If anything, a psychological profile would be the proper approach.
And with a failure rate of about 20% (according to my headhunter) these personality tests keep a lot of good people out of jobs.
But I suppose we're all supposed to prostrate in front of the almighty corporation. God forbid companies take risks or put in place mitigation strategies so that rogue employees can't bring the whole place down.
Did they make Ken Lay take a personality test? What about Jeff Skilling? I suspect they would have been found ideal based on the types of questions on these tests - which tend to focus on attention to detail, attitude, and trust in coworkers. Yet these men ruined the livelihoods of thousands with their greed. But personality tests don't probe for greed or concern for others (at least not the ones I've taken). They're also pretty invasive, asking about a prospective employee's personal life.
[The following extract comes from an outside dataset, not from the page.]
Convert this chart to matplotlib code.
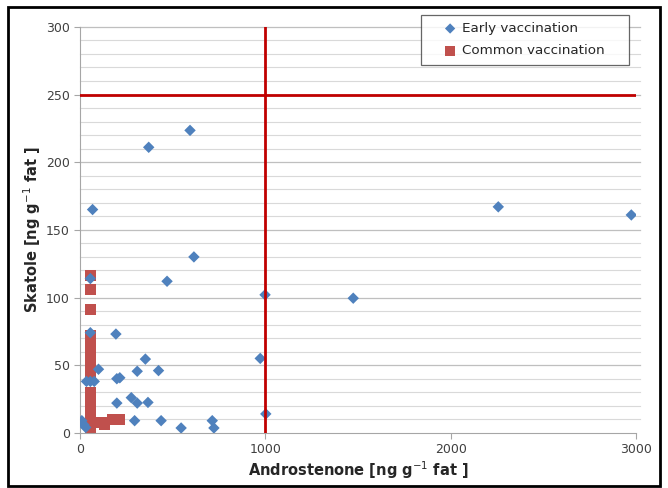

The personality test I took was at a company in Baton Rouge, Louisiana. My friends back in Silicon Valley couldn't believe some of the questions that were on the test, and would "just have walked out". But I need a job, so I took the test. It said I wasn't gregarious enough and a something of a solitary worker. So despite a director-level assurance that they wanted to hire me, the personality test made the hiring decision for them.
Personality tests are measurements based on what companies think they want to know - and this isn't truly useful information. A "loner" might be able to accomplish more, faster, than folks who are sociable and who hang out at the coffee pot for several minutes a day, but according to the Caliper test, these people aren't good fits at most companies.
I think that based on these simple observations, personality tests (and by extension, background checks) are less useful than they're billed as being.